Ende März wird in Großbritannien das Parlament aufgelöst. Dann werden etwa 77 Abgeordnete aus der Politik ausscheiden. Diejenigen, die vor Ort einen Zweitwohnsitz für ihre Arbeit im Parlament erworben haben, können sich dann über zusätzliches Geld freuen. Sie profitieren von den gestiegenen Immobilienpreisen. Zumal einige der Abgeordnete sogar beim Kauf der Immobilie finanzielle, staatliche Unterstützung erhielten: also vom Steuerzahler.
Eine Untersuchung des Online Maklers Emoov und der britischen City A.M. zeigt, dass diese Abgeordneten bis jetzt insgesamt einen Gewinn in Höhe von mehr als neun Millionen Pfund mit ihren Zeitwohnsitzen erzielt haben. Bis zum aufgedeckten Spesenskandal 2010 konnten Abgeordnete nämlich eine zusätzliche Kostenpauschale (ACA) beantragen. Wenn sie nachweisen konnten, dass sie sowohl in ihrem Wahlkreis als auch in Westminster einen Aufenthaltsort brauchen, erhielten sie eine finanzielle Unterstützung.

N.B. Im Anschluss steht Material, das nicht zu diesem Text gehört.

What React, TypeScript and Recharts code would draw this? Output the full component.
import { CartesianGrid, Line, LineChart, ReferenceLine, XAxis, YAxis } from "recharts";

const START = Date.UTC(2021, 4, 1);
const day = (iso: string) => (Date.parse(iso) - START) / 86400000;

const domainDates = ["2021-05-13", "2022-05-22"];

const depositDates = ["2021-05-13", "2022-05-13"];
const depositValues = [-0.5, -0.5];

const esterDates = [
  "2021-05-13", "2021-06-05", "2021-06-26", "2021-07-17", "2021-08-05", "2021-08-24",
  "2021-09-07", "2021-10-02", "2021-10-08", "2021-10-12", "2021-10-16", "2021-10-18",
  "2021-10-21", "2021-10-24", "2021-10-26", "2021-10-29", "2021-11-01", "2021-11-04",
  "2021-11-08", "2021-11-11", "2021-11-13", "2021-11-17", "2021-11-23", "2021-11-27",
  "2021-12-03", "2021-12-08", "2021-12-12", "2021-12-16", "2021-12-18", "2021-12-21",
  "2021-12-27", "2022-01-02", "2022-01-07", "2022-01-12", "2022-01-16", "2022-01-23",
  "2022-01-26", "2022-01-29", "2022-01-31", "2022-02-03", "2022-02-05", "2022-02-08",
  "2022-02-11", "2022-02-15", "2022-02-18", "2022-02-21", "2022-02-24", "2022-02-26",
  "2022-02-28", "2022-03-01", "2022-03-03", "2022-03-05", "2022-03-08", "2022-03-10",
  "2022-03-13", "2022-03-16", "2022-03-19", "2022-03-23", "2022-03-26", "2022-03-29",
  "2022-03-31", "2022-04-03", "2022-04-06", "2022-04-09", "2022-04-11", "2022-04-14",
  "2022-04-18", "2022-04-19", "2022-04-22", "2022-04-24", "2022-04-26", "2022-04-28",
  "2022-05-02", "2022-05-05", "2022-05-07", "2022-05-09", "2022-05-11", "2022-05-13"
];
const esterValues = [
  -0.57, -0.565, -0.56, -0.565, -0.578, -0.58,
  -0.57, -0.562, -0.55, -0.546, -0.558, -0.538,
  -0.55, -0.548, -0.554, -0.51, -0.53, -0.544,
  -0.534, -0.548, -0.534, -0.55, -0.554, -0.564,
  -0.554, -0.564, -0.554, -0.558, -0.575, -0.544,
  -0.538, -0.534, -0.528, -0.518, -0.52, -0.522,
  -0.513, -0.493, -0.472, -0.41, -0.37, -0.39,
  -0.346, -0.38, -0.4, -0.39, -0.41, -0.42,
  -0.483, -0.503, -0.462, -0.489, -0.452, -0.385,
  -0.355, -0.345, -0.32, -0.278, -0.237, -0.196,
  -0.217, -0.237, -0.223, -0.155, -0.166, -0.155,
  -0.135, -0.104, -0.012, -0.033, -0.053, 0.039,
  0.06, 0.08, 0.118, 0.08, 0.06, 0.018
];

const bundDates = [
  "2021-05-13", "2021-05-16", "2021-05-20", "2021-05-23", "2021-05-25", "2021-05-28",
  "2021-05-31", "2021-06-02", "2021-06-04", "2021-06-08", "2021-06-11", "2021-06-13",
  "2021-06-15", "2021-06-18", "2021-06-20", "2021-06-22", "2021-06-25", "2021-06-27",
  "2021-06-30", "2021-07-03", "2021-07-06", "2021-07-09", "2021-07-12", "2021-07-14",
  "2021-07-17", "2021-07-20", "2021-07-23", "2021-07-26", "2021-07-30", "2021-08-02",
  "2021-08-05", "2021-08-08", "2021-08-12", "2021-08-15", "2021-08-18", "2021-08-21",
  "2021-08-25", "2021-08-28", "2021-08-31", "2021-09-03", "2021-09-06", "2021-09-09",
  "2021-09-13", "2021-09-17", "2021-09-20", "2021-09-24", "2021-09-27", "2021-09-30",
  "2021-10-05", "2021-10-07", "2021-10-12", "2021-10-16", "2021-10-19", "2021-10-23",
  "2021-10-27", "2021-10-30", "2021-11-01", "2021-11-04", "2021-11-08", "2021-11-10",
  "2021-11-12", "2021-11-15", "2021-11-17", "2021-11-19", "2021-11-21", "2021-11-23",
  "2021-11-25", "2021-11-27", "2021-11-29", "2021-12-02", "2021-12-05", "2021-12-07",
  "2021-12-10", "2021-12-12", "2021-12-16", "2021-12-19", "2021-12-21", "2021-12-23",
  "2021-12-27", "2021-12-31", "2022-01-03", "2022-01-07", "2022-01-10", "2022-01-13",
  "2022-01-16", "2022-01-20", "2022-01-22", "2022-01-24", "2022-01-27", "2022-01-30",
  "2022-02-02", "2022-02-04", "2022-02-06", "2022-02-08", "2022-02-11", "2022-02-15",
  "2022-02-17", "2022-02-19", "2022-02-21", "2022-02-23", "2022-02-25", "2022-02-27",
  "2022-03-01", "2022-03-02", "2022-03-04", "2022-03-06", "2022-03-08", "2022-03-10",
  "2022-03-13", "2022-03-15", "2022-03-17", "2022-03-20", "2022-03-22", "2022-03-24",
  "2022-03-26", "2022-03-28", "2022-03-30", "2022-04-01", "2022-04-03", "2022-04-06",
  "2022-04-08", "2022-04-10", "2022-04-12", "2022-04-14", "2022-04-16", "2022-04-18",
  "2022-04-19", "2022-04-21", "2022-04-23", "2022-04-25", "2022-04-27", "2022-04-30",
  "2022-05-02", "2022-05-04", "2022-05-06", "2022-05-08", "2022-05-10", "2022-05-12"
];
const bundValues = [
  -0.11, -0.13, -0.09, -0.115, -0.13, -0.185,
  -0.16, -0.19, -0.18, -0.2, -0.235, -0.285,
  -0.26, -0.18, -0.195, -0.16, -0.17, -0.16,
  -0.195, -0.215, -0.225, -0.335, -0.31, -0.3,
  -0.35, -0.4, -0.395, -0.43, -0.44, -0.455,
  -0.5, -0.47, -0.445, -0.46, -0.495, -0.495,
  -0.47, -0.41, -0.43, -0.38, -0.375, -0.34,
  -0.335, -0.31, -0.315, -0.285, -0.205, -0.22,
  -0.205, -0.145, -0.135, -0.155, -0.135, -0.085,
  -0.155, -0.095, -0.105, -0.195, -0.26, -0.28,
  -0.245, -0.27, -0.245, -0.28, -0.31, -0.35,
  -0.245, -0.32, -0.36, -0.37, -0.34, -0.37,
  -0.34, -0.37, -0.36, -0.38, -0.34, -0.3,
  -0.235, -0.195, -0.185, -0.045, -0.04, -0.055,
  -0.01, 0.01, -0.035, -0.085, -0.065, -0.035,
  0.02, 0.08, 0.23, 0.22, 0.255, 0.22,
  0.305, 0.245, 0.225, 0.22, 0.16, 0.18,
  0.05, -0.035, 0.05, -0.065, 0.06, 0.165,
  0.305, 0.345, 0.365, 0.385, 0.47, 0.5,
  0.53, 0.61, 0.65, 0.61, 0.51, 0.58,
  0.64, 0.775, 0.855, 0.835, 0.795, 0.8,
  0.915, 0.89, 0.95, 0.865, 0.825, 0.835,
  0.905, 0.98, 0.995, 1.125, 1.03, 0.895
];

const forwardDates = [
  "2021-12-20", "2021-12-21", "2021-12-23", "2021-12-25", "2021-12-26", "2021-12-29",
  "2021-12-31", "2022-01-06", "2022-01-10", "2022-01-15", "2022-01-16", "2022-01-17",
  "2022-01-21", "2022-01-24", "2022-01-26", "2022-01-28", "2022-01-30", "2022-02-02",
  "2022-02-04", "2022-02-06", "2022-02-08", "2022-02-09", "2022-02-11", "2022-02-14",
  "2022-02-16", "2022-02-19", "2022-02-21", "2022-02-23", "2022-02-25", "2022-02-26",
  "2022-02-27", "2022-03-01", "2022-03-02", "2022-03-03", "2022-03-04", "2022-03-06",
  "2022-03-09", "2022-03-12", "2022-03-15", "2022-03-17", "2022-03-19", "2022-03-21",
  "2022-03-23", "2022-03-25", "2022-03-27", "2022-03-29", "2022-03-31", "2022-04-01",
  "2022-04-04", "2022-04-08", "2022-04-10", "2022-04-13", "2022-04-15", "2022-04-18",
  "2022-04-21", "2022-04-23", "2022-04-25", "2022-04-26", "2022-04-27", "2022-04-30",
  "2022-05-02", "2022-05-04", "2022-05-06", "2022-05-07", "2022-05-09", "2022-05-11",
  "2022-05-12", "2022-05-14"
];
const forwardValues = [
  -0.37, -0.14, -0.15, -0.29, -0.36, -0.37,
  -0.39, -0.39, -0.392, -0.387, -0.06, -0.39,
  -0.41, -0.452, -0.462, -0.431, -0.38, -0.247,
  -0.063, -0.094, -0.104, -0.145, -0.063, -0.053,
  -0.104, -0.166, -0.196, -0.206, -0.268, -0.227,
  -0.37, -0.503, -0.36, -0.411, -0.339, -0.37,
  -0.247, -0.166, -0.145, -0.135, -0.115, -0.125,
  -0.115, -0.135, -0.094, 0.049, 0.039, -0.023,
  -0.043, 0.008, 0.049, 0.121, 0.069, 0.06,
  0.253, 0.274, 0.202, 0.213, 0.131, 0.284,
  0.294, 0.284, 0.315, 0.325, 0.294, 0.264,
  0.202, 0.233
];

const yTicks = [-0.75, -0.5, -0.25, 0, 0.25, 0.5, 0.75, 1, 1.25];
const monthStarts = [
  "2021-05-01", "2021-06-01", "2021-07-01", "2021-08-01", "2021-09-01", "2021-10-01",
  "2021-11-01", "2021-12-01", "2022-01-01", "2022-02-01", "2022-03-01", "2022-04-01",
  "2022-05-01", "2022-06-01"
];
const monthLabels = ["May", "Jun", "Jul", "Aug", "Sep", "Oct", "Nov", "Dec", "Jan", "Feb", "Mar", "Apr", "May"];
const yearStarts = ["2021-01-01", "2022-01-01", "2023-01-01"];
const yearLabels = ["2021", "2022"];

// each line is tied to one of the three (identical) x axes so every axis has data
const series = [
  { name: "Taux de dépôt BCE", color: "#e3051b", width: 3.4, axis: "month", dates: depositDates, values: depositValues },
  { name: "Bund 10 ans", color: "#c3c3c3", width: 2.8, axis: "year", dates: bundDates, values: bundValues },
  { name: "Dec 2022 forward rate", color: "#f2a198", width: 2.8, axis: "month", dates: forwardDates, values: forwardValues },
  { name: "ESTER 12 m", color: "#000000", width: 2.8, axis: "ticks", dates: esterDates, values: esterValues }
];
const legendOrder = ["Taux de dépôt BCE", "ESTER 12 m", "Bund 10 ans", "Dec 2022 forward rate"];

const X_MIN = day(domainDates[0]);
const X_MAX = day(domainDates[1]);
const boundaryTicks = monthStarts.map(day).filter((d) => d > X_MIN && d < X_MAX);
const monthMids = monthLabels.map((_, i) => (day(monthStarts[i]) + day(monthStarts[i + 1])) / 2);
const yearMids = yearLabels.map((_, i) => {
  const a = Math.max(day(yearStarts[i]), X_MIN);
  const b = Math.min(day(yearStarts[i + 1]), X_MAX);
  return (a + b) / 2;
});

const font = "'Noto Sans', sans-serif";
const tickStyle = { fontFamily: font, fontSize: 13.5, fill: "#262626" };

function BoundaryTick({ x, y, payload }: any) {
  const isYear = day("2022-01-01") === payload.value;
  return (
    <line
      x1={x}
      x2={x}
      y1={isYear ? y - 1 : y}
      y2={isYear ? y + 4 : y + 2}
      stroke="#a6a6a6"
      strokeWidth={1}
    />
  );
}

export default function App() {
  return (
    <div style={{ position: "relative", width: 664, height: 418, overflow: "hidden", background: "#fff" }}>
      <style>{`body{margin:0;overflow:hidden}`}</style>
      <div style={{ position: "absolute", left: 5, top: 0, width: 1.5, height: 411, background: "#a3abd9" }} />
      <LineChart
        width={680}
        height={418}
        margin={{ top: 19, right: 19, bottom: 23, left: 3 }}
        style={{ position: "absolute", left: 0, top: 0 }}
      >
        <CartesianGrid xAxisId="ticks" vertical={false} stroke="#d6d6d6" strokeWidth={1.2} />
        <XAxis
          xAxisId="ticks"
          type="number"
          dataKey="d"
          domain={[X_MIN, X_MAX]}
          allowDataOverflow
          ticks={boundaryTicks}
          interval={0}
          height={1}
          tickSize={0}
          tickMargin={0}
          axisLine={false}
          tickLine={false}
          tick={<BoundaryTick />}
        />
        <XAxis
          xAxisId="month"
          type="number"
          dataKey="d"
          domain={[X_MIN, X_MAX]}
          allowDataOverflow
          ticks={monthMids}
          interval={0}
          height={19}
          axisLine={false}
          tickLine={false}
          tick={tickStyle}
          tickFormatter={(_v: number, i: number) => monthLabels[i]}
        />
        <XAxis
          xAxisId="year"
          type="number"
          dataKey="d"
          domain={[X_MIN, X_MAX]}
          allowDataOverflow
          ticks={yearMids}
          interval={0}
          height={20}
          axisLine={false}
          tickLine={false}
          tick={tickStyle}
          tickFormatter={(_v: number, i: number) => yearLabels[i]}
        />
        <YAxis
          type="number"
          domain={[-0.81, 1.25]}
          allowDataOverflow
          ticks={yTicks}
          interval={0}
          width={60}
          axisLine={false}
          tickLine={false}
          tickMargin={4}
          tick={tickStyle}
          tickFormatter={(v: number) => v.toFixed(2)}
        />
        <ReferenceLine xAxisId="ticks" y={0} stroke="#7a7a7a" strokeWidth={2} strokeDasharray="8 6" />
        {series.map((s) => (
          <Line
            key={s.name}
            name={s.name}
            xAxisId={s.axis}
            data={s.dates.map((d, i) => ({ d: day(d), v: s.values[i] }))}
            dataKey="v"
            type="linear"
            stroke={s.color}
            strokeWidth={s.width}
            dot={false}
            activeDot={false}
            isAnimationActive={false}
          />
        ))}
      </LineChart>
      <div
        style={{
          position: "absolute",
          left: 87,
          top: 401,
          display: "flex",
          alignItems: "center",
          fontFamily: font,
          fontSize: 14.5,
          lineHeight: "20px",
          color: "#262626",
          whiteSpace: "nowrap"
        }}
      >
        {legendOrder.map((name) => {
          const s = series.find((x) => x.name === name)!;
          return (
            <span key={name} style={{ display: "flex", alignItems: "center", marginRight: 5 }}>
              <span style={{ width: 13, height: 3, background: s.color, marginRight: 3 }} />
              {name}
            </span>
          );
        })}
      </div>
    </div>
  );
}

Sie konnten beispielweise Hypothekenzinszahlungen für ihren zweiten Wohnsitz geltend machen, so City A.M. Aber auch die Gemeindesteuer, Telefon, Reparaturen, Versicherung etc. Nach dem Spesenskandal von 2010 wurde diese Regelung geändert. Viele Abgeordnete verkauften daraufhin ihre erworbenen Eigentumswohnungen und mieteten sich eine. Etwa 32 Abgeordnete sollen ihren gekauften Zweitwohnsitz aber weiterhin behalten haben.
Infolge der gestiegenen Immobilienpreise haben diese Immobilien stark an Wert gewonnen. Von 2005 bis 2010 erhielt etwa Sir George Young insgesamt staatliche Zuzahlungen für sein zweites Zuhause in Höhe von 132.282 Pfund. Seit 2005 hat sich der durchschnittliche Wert für eine Immobilie in Youngs Wohngegend von 357.230 Pfund (487.851€) auf 861.723 Pfund (1,176 Mio. €) mehr als verdoppelt. Würde Young seine Wohnung nun verkaufen, könnte er mehr als 500.000 Pfund Gewinn damit machen, so City A.M. Tim Yeo erhielt zwischen 2005 und 2010 133.386 Pfund über die ACA-Regelung. Seine Immobilie nahe der Themse steigerte ihren Wert ebenfalls: Von geschätzten 357.230 Pfund (2005) auf 861.123 Pfund. Allein 2013 hatten sich die Immobilienpreise teilweise um bis zu 20 Prozent erhöht.
Britische Abgeordnete, die ihren Zweitwohnsitz verkaufen, müssen eine Kapitalertragssteuer in Höhe von 28 Prozent auf alle Gewinne von mehr als 11.000 Pfund zahlen. Bei einer Wertsteigerung von mehr als 500.000 Pfund bleibt allerdings selbst nach Abzug der Kapitalertragssteuer sehr viel Geld übrig. Das müssen die Abgeordneten nicht zurückzahlen.
„Das macht deutlich, dass die Änderungen, die im Zuge des Spesenskandals vorgenommen wurden, einfach unzureichend sind“, sagte Jonathan Isaby von der britischen Steuerzahler Allianz. Emoov Gründer Russel Quirk sagte: „Ich bin entsetzt, dass gewählte Vertreter in der Lage sind, persönliche Vorteile aus dem öffentlichen Geld zu ziehen.“ Während die Steuerzahler mit den gestiegenen Immobilienpreisen kämpften und teilweise aus der Stadt verdrängt wurden, schlugen Abgeordnete mit Steuergeldern Profite aus dem Immobilienboom.
Nach dem Spesenskandal 2010 stoppte man die öffentliche Unterstützung für die Hypothekenzinssätze der Zweitwohnsitze. Als Übergang konnten aber 2010 wiedergewählte Abgeordnete von Mai 2010 bis August 2012 noch einmal die Immobilienkosten geltend machen. Das sollte ihnen Zeit geben, sich nach einer Alternative umzusehen. Stieg der Wert der Immobilie in diesem Zeitraum, musste der Abgeordnete diesen Wertgewinn an den Staat zurückzahlen.
Wie lang die Immobilienpreise in Großbritannien allerdings noch so hoch bleiben, ist nicht eindeutig zu sagen. Der IWF warnt vor dem Platzen der Blase. Im dritten Quartal des vergangenen Jahres kam es sogar zu leicht sinkenden Hauspreisen.